How to Make Your Home Feel Like a True Sanctuary

There is a particular kind of exhale that happens when you walk into a space that truly feels like yours — where the noise of the day softens and your body begins to unwind before you have even sat down. That feeling is not accidental. It is designed, even if quietly and over time. A home that functions as a sanctuary is one you can build, no matter your square footage, budget, or renting situation.

Start With What You Sense First

Before you rearrange furniture or buy anything new, pay attention to what you notice when you walk through your front door. Is it the smell? The light? The pile of shoes by the door or the stack of mail that never quite disappears? Our senses are the fastest route to how a space makes us feel — so that is where sanctuary-building begins.

Light a candle or use a diffuser with a scent that genuinely calms you, not necessarily a trendy one. Adjust your lighting so it softens in the evenings — overhead lighting is notoriously hard on a tired nervous system. Add a small plant near a window. These feel like tiny interventions, but they send a clear signal to your body: this is a safe place to slow down.

Reduce the Visual Noise

A cluttered space is a loud space, even in total silence. Visual clutter keeps the brain in a low-grade state of alertness — always scanning, never fully resting. You do not need to become a minimalist overnight, but you can start with one surface at a time.

Pick the surface you see most when you enter a room: the kitchen counter, the coffee table, the nightstand beside your bed. Clear everything off it except one or two items that bring you genuine pleasure — a book you are reading, a small vase with a few stems, a single candle. Hold that standard for a week and notice how you feel walking by. It changes things more than you might expect.

Give Everything a Home (So It Stops Wandering)

One of the quietest sources of household stress is the object without a place. The remote that lives on the sofa. The keys that end up somewhere different every day. The bags and coats that pile on the first available chair near the door. When things do not have a designated home, they create a constant low-level decision tax — and a true sanctuary cannot breathe under that weight.

Spend an hour going room by room and honestly asking: does this item have a specific place it belongs? If not, create one. A small dish near the door for keys and lip balm. A drawer dedicated to charging cables. A hook for the bag you grab every morning. These are small acts of organization with an outsized impact on how calm your home feels day to day.

Layer Your Comfort Intentionally

A sanctuary is a place you want to return to.
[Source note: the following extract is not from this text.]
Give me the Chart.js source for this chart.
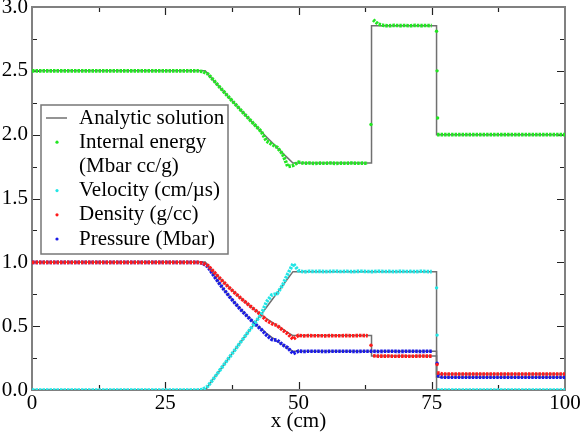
<!DOCTYPE html>
<html>

<head>
  <meta charset="utf-8" />
  <style>
    body { margin: 0; background: #fff; }
    #wrap { width: 581px; height: 434px; }
  </style>
</head>

<script src="https://cdn.jsdelivr.net/npm/chart.js"></script>

<body>
  <div id="wrap"><canvas id="shockChart"></canvas></div>

  <script>
    // simulation grid (cm)
    var xs = [0, 1, 2, 3, 4, 5, 6, 7, 8, 9, 10, 11, 12, 13, 14, 15, 16, 17, 18, 19,
      20, 21, 22, 23, 24, 25, 26, 27, 28, 29, 30, 31, 32, 33, 34, 35, 36, 37, 38, 39,
      40, 41, 42, 43, 44, 45, 46, 47, 48, 49, 50, 51, 52, 53, 54, 55, 56, 57, 58, 59,
      60, 61, 62, 63, 64, 65, 66, 67, 68, 69, 70, 71, 72, 73, 74, 75, 76, 77, 78, 79,
      80, 81, 82, 83, 84, 85, 86, 87, 88, 89, 90, 91, 92, 93, 94, 95, 96, 97, 98, 99, 100];

    var energy = [2.5, 2.5, 2.5, 2.5, 2.5, 2.5, 2.5, 2.5, 2.5, 2.5, 2.5, 2.5, 2.5, 2.5, 2.5, 2.5, 2.5, 2.5, 2.5, 2.5,
      2.5, 2.5, 2.5, 2.5, 2.5, 2.5, 2.5, 2.5, 2.5, 2.5, 2.5, 2.5, 2.495, 2.476, 2.429, 2.382, 2.336, 2.29, 2.245, 2.2,
      2.155, 2.111, 2.068, 2.025, 1.95, 1.925, 1.9, 1.85, 1.75, 1.76, 1.785, 1.776, 1.778, 1.775, 1.777, 1.776, 1.778, 1.775, 1.777, 1.776,
      1.778, 1.776, 1.777, 1.776, 2.9, 2.865, 2.855, 2.853, 2.856, 2.854, 2.855, 2.853, 2.856, 2.854, 2.855, 2.854, 2.0, 2.0, 2.0, 2.0,
      2.0, 2.0, 2.0, 2.0, 2.0, 2.0, 2.0, 2.0, 2.0, 2.0, 2.0, 2.0, 2.0, 2.0, 2.0, 2.0, 2.0, 2.0, 2.0, 2.0, 2.0];

    var velocity = [0, 0, 0, 0, 0, 0, 0, 0, 0, 0, 0, 0, 0, 0, 0, 0, 0, 0, 0, 0,
      0, 0, 0, 0, 0, 0, 0, 0, 0, 0, 0, 0, 0.003, 0.03, 0.085, 0.141, 0.198, 0.254, 0.31, 0.367,
      0.423, 0.479, 0.536, 0.592, 0.69, 0.745, 0.755, 0.82, 0.91, 0.99, 0.935, 0.925, 0.93, 0.928, 0.93, 0.927, 0.929, 0.93, 0.928, 0.93,
      0.927, 0.929, 0.93, 0.928, 0.927, 0.93, 0.928, 0.929, 0.927, 0.93, 0.928, 0.929, 0.927, 0.93, 0.928, 0.927, 0, 0, 0, 0,
      0, 0, 0, 0, 0, 0, 0, 0, 0, 0, 0, 0, 0, 0, 0, 0, 0, 0, 0, 0, 0];

    var density = [1, 1, 1, 1, 1, 1, 1, 1, 1, 1, 1, 1, 1, 1, 1, 1, 1, 1, 1, 1,
      1, 1, 1, 1, 1, 1, 1, 1, 1, 1, 1, 1, 0.995, 0.975, 0.93, 0.886, 0.843, 0.802, 0.763, 0.725,
      0.69, 0.655, 0.621, 0.588, 0.545, 0.52, 0.505, 0.47, 0.44, 0.398, 0.428, 0.424, 0.426, 0.425, 0.425, 0.424, 0.426, 0.425, 0.425, 0.426,
      0.425, 0.426, 0.427, 0.425, 0.268, 0.265, 0.265, 0.266, 0.264, 0.265, 0.265, 0.264, 0.265, 0.266, 0.265, 0.265, 0.135, 0.125, 0.125, 0.125,
      0.125, 0.125, 0.125, 0.125, 0.125, 0.125, 0.125, 0.125, 0.125, 0.125, 0.125, 0.125, 0.125, 0.125, 0.125, 0.125, 0.125, 0.125, 0.125, 0.125, 0.125];

    var pressure = [1, 1, 1, 1, 1, 1, 1, 1, 1, 1, 1, 1, 1, 1, 1, 1, 1, 1, 1, 1,
      1, 1, 1, 1, 1, 1, 1, 1, 1, 1, 1, 1, 0.995, 0.965, 0.903, 0.843, 0.787, 0.734, 0.684, 0.637,
      0.593, 0.551, 0.512, 0.475, 0.43, 0.395, 0.39, 0.355, 0.33, 0.285, 0.305, 0.302, 0.304, 0.303, 0.303, 0.302, 0.303, 0.304, 0.303, 0.303,
      0.303, 0.302, 0.304, 0.303, 0.303, 0.302, 0.303, 0.304, 0.303, 0.302, 0.303, 0.304, 0.303, 0.302, 0.303, 0.303, 0.115, 0.1, 0.1, 0.1,
      0.1, 0.1, 0.1, 0.1, 0.1, 0.1, 0.1, 0.1, 0.1, 0.1, 0.1, 0.1, 0.1, 0.1, 0.1, 0.1, 0.1, 0.1, 0.1, 0.1, 0.1];

    // isolated zones caught inside the jumps
    var energyJumpX = [63.6, 75.9, 76.0, 76.1];
    var energyJumpY = [2.08, 2.81, 2.5, 2.13];
    var velocityJumpX = [75.9, 76.0];
    var velocityJumpY = [0.8, 0.43];
    var densityJumpX = [63.6, 76.0];
    var densityJumpY = [0.35, 0.2];
    var pressureJumpX = [76.0];
    var pressureJumpY = [0.21];

    // analytic (exact Riemann) solution
    var xExact = [0, 32.5, 33, 34, 35, 36, 37, 38, 39, 40, 41, 42, 43, 44, 45, 46, 47, 48, 48.96, 63.7, 63.7, 75.9, 75.9, 100];
    var energyExact = [2.5, 2.5, 2.476, 2.429, 2.382, 2.336, 2.29, 2.245, 2.2, 2.155, 2.111, 2.068, 2.025, 1.982, 1.94, 1.898, 1.857, 1.816, 1.778, 1.778, 2.854, 2.854, 2.0, 2.0];
    var velocityExact = [0, 0, 0.029, 0.085, 0.141, 0.198, 0.254, 0.31, 0.367, 0.423, 0.479, 0.536, 0.592, 0.648, 0.705, 0.761, 0.817, 0.873, 0.927, 0.927, 0.927, 0.927, 0, 0];
    var densityExact = [1, 1, 0.976, 0.93, 0.886, 0.844, 0.803, 0.764, 0.726, 0.69, 0.655, 0.622, 0.59, 0.56, 0.531, 0.502, 0.476, 0.45, 0.426, 0.426, 0.266, 0.266, 0.125, 0.125];
    var pressureExact = [1, 1, 0.966, 0.904, 0.844, 0.788, 0.736, 0.686, 0.639, 0.595, 0.554, 0.515, 0.478, 0.444, 0.412, 0.382, 0.353, 0.327, 0.303, 0.303, 0.303, 0.303, 0.1, 0.1];

    var xTicks = [0, 25, 50, 75, 100];
    var yTicks = [0, 0.5, 1.0, 1.5, 2.0, 2.5, 3.0];

    var legendLabels = ['Analytic solution', 'Internal energy', '(Mbar cc/g)', 'Velocity (cm/\u00b5s)', 'Density (g/cc)', 'Pressure (Mbar)'];
    var legendColors = ['#707070', '#22e622', null, '#22e6e6', '#ff1a1a', '#1a1ae6'];

    var GREEN = '#22e622', CYAN = '#22e6e6', RED = '#ff1a1a', BLUE = '#1a1ae6', GRAY = '#707070';
    var SERIF = '"Liberation Serif", "DejaVu Serif", serif';

    function pts(xv, yv) {
      return xv.map(function (x, i) { return { x: x, y: yv[i] }; });
    }

    function simSet(yv, color) {
      return {
        data: pts(xs, yv),
        borderColor: color,
        borderWidth: 3.6,
        borderDash: [2.5, 1],
        pointRadius: 0,
        segment: {
          // no line across the discontinuities
          borderColor: function (c) {
            return Math.abs(c.p1.parsed.y - c.p0.parsed.y) > 0.12 ? 'rgba(0,0,0,0)' : undefined;
          }
        }
      };
    }

    function jumpSet(xv, yv, color) {
      return {
        data: pts(xv, yv),
        showLine: false,
        pointRadius: 1.7,
        pointBorderWidth: 0,
        pointBackgroundColor: color,
        borderColor: color
      };
    }

    function exactSet(yv) {
      return {
        data: pts(xExact, yv),
        borderColor: GRAY,
        borderWidth: 1.5,
        pointRadius: 0
      };
    }

    // frame + inward tick marks on all four sides
    var framePlugin = {
      id: 'frame',
      beforeDatasetsDraw: function (chart) {
        var ctx = chart.ctx, a = chart.chartArea;
        var sx = chart.scales.x, sy = chart.scales.y;
        ctx.save();
        ctx.strokeStyle = '#222';
        ctx.lineWidth = 1.2;
        for (var v = 12.5; v < 100; v += 12.5) {
          var px = Math.round(sx.getPixelForValue(v)) + 0.5;
          var len = (v % 25 === 0) ? 8 : 5;
          ctx.beginPath();
          ctx.moveTo(px, a.bottom); ctx.lineTo(px, a.bottom - len);
          ctx.moveTo(px, a.top); ctx.lineTo(px, a.top + len);
          ctx.stroke();
        }
        for (var w = 0.25; w < 3; w += 0.25) {
          var py = Math.round(sy.getPixelForValue(w)) + 0.5;
          var l2 = (Math.abs(w * 2 - Math.round(w * 2)) < 1e-6) ? 8 : 5;
          ctx.beginPath();
          ctx.moveTo(a.left, py); ctx.lineTo(a.left + l2, py);
          ctx.moveTo(a.right, py); ctx.lineTo(a.right - l2, py);
          ctx.stroke();
        }
        ctx.strokeStyle = '#808080';
        ctx.lineWidth = 2;
        ctx.strokeRect(a.left, a.top, a.right - a.left, a.bottom - a.top);
        ctx.restore();
      }
    };

    var legendPlugin = {
      id: 'boxLegend',
      afterDraw: function (chart) {
        var ctx = chart.ctx, a = chart.chartArea;
        var x0 = a.left + 9, y0 = a.top + 98, w = 187, h = 149;
        ctx.save();
        ctx.fillStyle = '#fff';
        ctx.fillRect(x0, y0, w, h);
        ctx.strokeStyle = '#777';
        ctx.lineWidth = 1.5;
        ctx.strokeRect(x0, y0, w, h);
        ctx.font = '21px ' + SERIF;
        ctx.textBaseline = 'middle';
        legendLabels.forEach(function (txt, i) {
          var y = y0 + 13 + i * 24.2;
          var col = legendColors[i];
          if (i === 0) {
            ctx.strokeStyle = col;
            ctx.lineWidth = 1.5;
            ctx.beginPath();
            ctx.moveTo(x0 + 5, y); ctx.lineTo(x0 + 26, y);
            ctx.stroke();
          } else if (col) {
            ctx.fillStyle = col;
            ctx.beginPath();
            ctx.arc(x0 + 16, y, 1.6, 0, Math.PI * 2);
            ctx.fill();
          }
          ctx.fillStyle = '#000';
          ctx.fillText(txt, x0 + 38, y);
        });
        ctx.restore();
      }
    };

    var ctx = document.getElementById('shockChart');
    new Chart(ctx, {
      type: 'line',
      data: {
        datasets: [
          jumpSet(energyJumpX, energyJumpY, GREEN),
          jumpSet(velocityJumpX, velocityJumpY, CYAN),
          jumpSet(densityJumpX, densityJumpY, RED),
          jumpSet(pressureJumpX, pressureJumpY, BLUE),
          simSet(energy, GREEN),
          simSet(velocity, CYAN),
          simSet(density, RED),
          simSet(pressure, BLUE),
          exactSet(energyExact),
          exactSet(velocityExact),
          exactSet(densityExact),
          exactSet(pressureExact)
        ]
      },
      options: {
        responsive: true,
        maintainAspectRatio: false,
        animation: false,
        layout: { padding: { top: 7, right: 16, left: 0, bottom: 0 } },
        plugins: {
          legend: { display: false },
          tooltip: { enabled: false }
        },
        scales: {
          x: {
            type: 'linear',
            min: 0,
            max: 100,
            grid: { display: false, drawTicks: false },
            border: { display: false },
            afterBuildTicks: function (s) { s.ticks = xTicks.map(function (v) { return { value: v }; }); },
            afterFit: function (s) { s.height = 44; s.paddingLeft = 0; s.paddingRight = 0; },
            ticks: {
              padding: 1,
              color: '#000',
              maxRotation: 0,
              autoSkip: false,
              font: { family: SERIF, size: 21 }
            },
            title: {
              display: true,
              text: 'x (cm)',
              color: '#000',
              padding: { top: 0, bottom: 0 },
              font: { family: SERIF, size: 21 }
            }
          },
          y: {
            min: 0,
            max: 3,
            grid: { display: false, drawTicks: false },
            border: { display: false },
            afterBuildTicks: function (s) { s.ticks = yTicks.map(function (v) { return { value: v }; }); },
            afterFit: function (s) { s.width = 32; s.paddingTop = 0; s.paddingBottom = 0; },
            ticks: {
              padding: 4,
              color: '#000',
              font: { family: SERIF, size: 21 },
              callback: function (v) { return Number(v).toFixed(1); }
            }
          }
        }
      },
      plugins: [framePlugin, legendPlugin]
    });
  </script>
</body>

</html>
That means it has to feel physically good to be in. Comfort layering is the practice of adding textures, warmth, and softness that invite you to settle into the space rather than pass through it.

This does not require new furniture or a significant investment. A throw blanket folded over the arm of your sofa, a rug that feels good underfoot, a few cushions that actually support your back when you sit — these additions shift a room from functional to restorative. When you sit down in your own living room and feel yourself genuinely settle in, that is sanctuary. Pay attention to that feeling and let it guide your choices.

Build Small Daily Rituals That Anchor the Space

The final piece is less about objects and more about rhythm. Sanctuaries are not just built — they are maintained through small, intentional rituals that mark transitions in your day. A morning cup of tea by a window before everything else begins. A ten-minute tidy-up each evening before bed. A no-phones rule in one room that you actually keep.

Rituals attach meaning to spaces, and meaning is what transforms a house into a home. When you walk into a room you have cared for consistently — where things are where they should be, where the light is right, where something smells the way you like — it greets you back. That quiet greeting is what a sanctuary is made of.

You do not have to do all of this at once. Choose one idea from this post and try it this week. Your home will tell you what it needs next.